Vicente Verdú
Una hermosa particularidad del viento es que aumentando su grado de violencia su cuerpo no crece nada a la visión. Actúa como un cristal absoluto y mágico que regula autónomamente la energía irradiada y de ahí se induce que su poder podría pasar de cero al infinito, de la moderación o la brisa a la máxima destrucción o el huracán.
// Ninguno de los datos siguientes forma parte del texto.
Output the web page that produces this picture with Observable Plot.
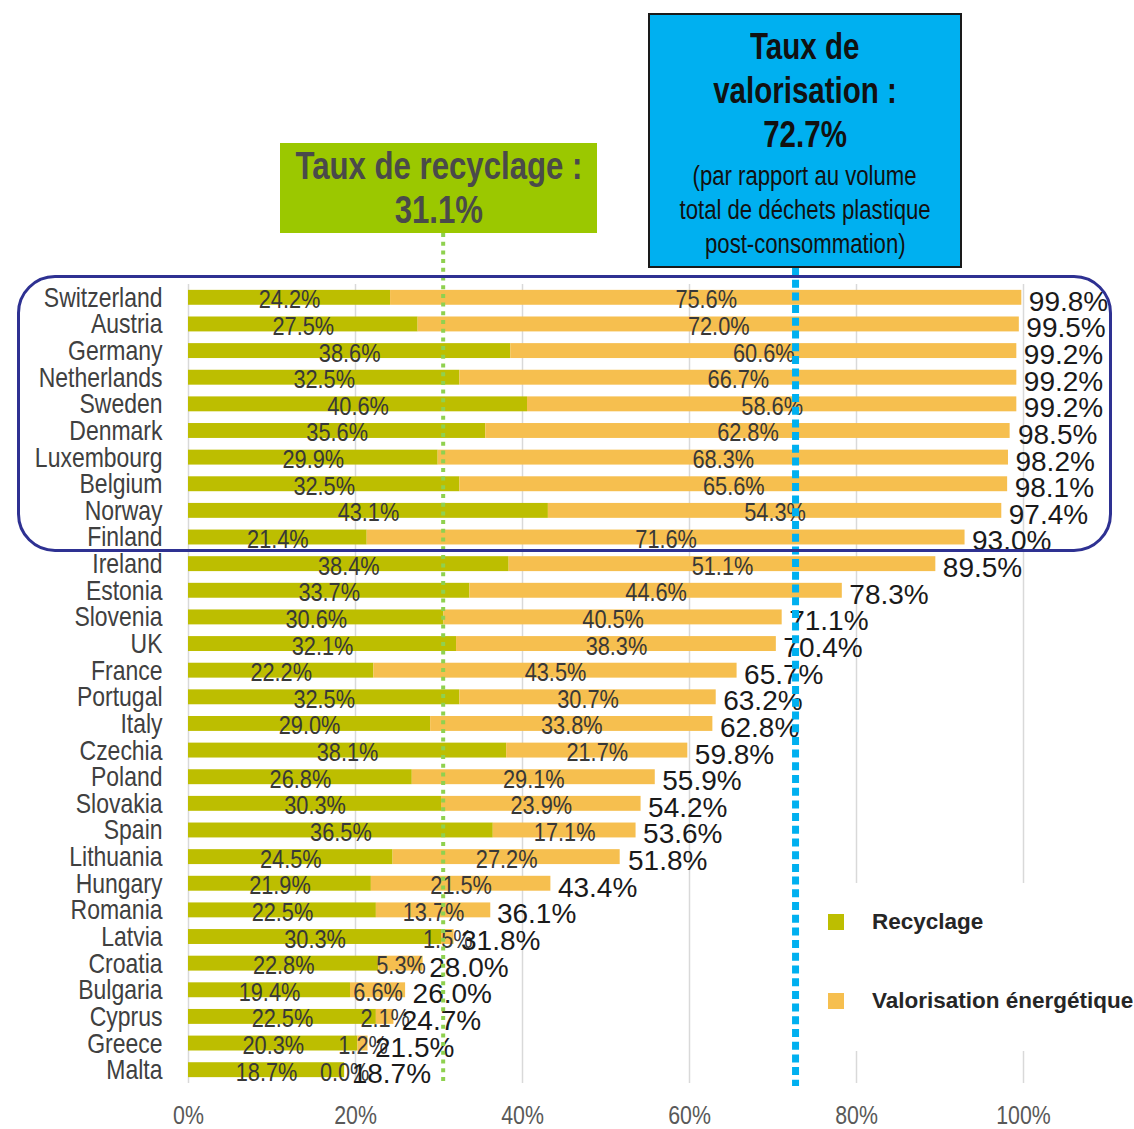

Casi cualquier fenómeno natural brota desde la nada pero el viento dobla este origen con su desarrollo intáctil. No hay nada que ver o palpar ni antes ni después. El viento pasa como una secuencia precedida y seguida por escenas de una cinta cuyo argumento es siempre el mismo y su única variable la intensidad. Se hace sentir más o menos como el volumen graduado de un dial y su emisión carece de sonido propio. Su sonido no existe y se oye sólo mediante la resistencia que le opone el laberinto del mundo. Del roce con el entorno obtiene su identidad: ulula o azota, silba, resbala o arrasa. Los elementos contra los que el viento topa se nominan a partir de su canto o su queja. El bulto de los árboles, la liturgia de los bosques, el carácter de una calle o de una ciudad, se revelan a través de la variable energía que bate sus cuerpos.
El viento acaricia o fustiga y, en cada acción, obtiene yescas de la personalidad de las construcciones o los animales. Para fugarse se agradece la amable colaboración del viento que empuja pero también para hacerse presente será un impagable regalo el énfasis del vendaval.